A veces, la curiosidad nos lleva por caminos insospechados. Un simple clic en un buscador, preguntándome sobre las búsquedas espirituales de hoy, me llevó a un artículo con una pregunta más honda: ¿por qué el simple acto de creer nos da tanto bienestar, sin importar en qué sea?
La respuesta, creo, no está en una tendencia ni en un libro, sino en la arquitectura misma de nuestra mente. Desde siempre, los humanos hemos buscado un hilo invisible que le dé sentido a la vida. A veces lo llamamos Dios, otras veces fe, destino o simplemente esperanza. Hoy, muchos lo encuentran en la naturaleza, en la meditación o en la conexión con los demás.
La neurociencia lo confirma: hay una razón biológica para este consuelo. Cuando confiamos en algo más grande que nosotros, nuestro cerebro activa su sistema de recompensa, liberando sustancias que generan calma y placer. Al mismo tiempo, se reduce la actividad de la amígdala, la región del cerebro que se encarga de procesar el miedo y la ansiedad. No se trata de si es una religión o una caminata por el bosque; se trata de la confianza que nace en el corazón y que, literalmente, reconforta al cuerpo.
Por eso hoy florecen tantas maneras de conectar con lo sagrado. El yoga, el mindfulness, o simplemente abrazar un árbol, no son modas pasajeras.
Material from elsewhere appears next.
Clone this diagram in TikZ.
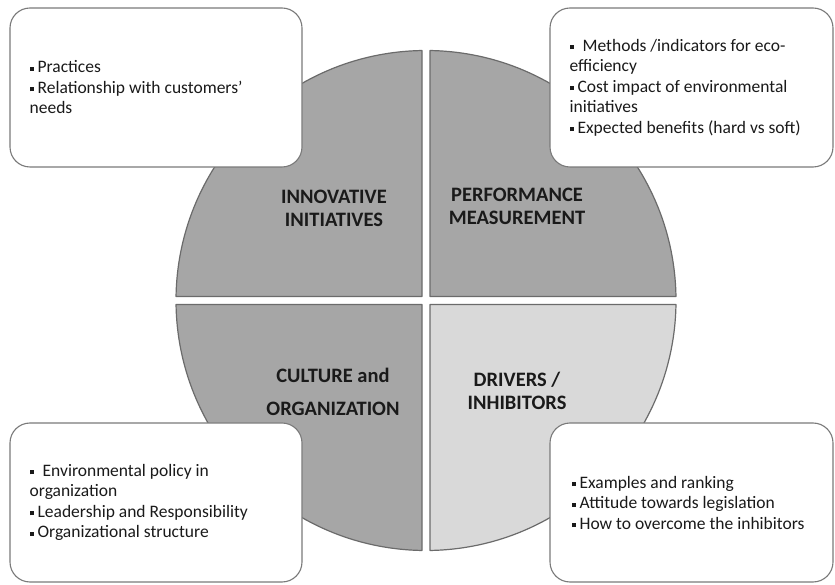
\documentclass[tikz,border=0pt]{standalone}
\usepackage{fontspec}
\setmainfont{Carlito}
\definecolor{quadfill}{HTML}{A6A6A6}
\definecolor{quadlight}{HTML}{D9D9D9}
\definecolor{quadedge}{HTML}{6B6B6B}
\definecolor{boxedge}{HTML}{7A7A7A}
\definecolor{ink}{HTML}{1A1A1A}
% small square bullet
\newcommand\sqbul{\rule[2pt]{4pt}{4pt}}

\begin{document}
\begin{tikzpicture}[x=1pt,y=1pt,
  quad/.style={fill=quadfill,draw=quadedge,line width=1.2pt,line join=round},
  infobox/.style={draw=boxedge,line width=1.1pt,fill=white,rounded corners=20pt,
    minimum width=#1,minimum height=159pt,inner sep=0pt},
  infotext/.style={anchor=west,align=left,inner sep=0pt,text=ink,
    font=\fontsize{17.5}{20.5}\selectfont},
  heading/.style={align=center,inner sep=0pt,text=ink,
    font=\fontsize{20.5}{23}\selectfont\bfseries}]

\useasboundingbox (0,0) rectangle (835,584);
\fill[white] (0,0) rectangle (835,584);

% four quarters of the disc, separated by narrow white strips
\begin{scope}[shift={(426,283.5)}]
  \draw[quad] (-4,4) -- (90.917:250) arc[start angle=90.917,end angle=179.083,radius=250] -- cycle;
  \draw[quad] (4,4) -- (89.083:250) arc[start angle=89.083,end angle=0.917,radius=250] -- cycle;
  \draw[quad] (-4,-4) -- (269.083:250) arc[start angle=269.083,end angle=180.917,radius=250] -- cycle;
  \draw[quad,fill=quadlight] (4,-4) -- (270.917:250) arc[start angle=270.917,end angle=359.083,radius=250] -- cycle;
\end{scope}

% quarter headings
\node[heading] (hinno) at (334,375.5) {INNOVATIVE\\INITIATIVES};
\node[heading] (hperf) at (517,377.5) {PERFORMANCE\\MEASUREMENT};
\node[heading,font=\fontsize{20.5}{33}\selectfont\bfseries] (hcult) at (333,192.5) {CULTURE and\\ORGANIZATION};
\node[heading] (hdriv) at (517,193) {DRIVERS /\\INHIBITORS};

% corner boxes
\node[infobox=292pt] (tl) at (156,496.5) {};
\node[infobox=283pt] (tr) at (691.5,496.5) {};
\node[infobox=292pt] (bl) at (156,81.5) {};
\node[infobox=283pt] (br) at (691.5,81.5) {};

\node[infotext] (tltext) at ([xshift=20pt]tl.west)
  {\sqbul\ Practices\\\sqbul\ Relationship with customers’\\needs};
\node[infotext] (trtext) at ([xshift=20pt]tr.west)
  {\sqbul\hspace{9pt}Methods /indicators for eco-\\efficiency\\\sqbul\ Cost impact of environmental\\initiatives\\\sqbul\ Expected benefits (hard vs soft)};
\node[infotext] (bltext) at ([xshift=20pt]bl.west)
  {\sqbul\hspace{9pt}Environmental policy in\\organization\\\sqbul\ Leadership and Responsibility\\\sqbul\ Organizational structure};
\node[infotext] (brtext) at ([xshift=22pt]br.west)
  {\sqbul\ Examples and ranking\\\sqbul\ Attitude towards legislation\\\sqbul\ How to overcome the inhibitors};
\end{tikzpicture}
\end{document}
Son herramientas de regulación emocional ancestrales, formas modernas de hacer lo que siempre hemos hecho: buscar un momento de quietud, de sentir que somos parte de algo hermoso y más grande. No necesitan dogmas ni intermediarios; solo necesitan un corazón abierto.
Pero también hay que decirlo: no toda creencia es un refugio sano. Algunas pueden activar los mismos circuitos de recompensa de manera adictiva, encadenándonos a ilusiones que nos quitan libertad en lugar de dárnosla. Por eso, más que creer a ciegas, lo valioso es preguntarnos si aquello en lo que depositamos nuestra fe realmente nos nutre y nos hace crecer.
Incluso nuestra fascinación por la tecnología es, en el fondo, el mismo anhelo. Soñar con que nuestra mente pueda vivir en una nube digital no es muy distinto a rezar por un alma eterna. Es el mismo deseo de permanecer, de que algo nuestro sobreviva al tiempo. ¿Será que esa fe en lo digital nos da alas o nos pone cadenas invisibles?
La verdadera revelación quizás sea esta: no importa el nombre que le pongamos. Lo que importa es que creer nos hace bien. Nos une, nos da fuerza para seguir y nos recuerda que no estamos solos. En un mundo tan ruidoso, tener un lugar al que volver —sea un templo, un jardín o el silencio de nuestra respiración— es un regalo.
Al final, creer es como encontrar un puerto en la tormenta. Es un acto de valor y de ternura. Nos permite navegar la vida con más confianza, sabiendo que, aunque no tengamos todas las respuestas, podemos encontrar calma en el misterio. Y eso, tal vez, es lo más humano que hay.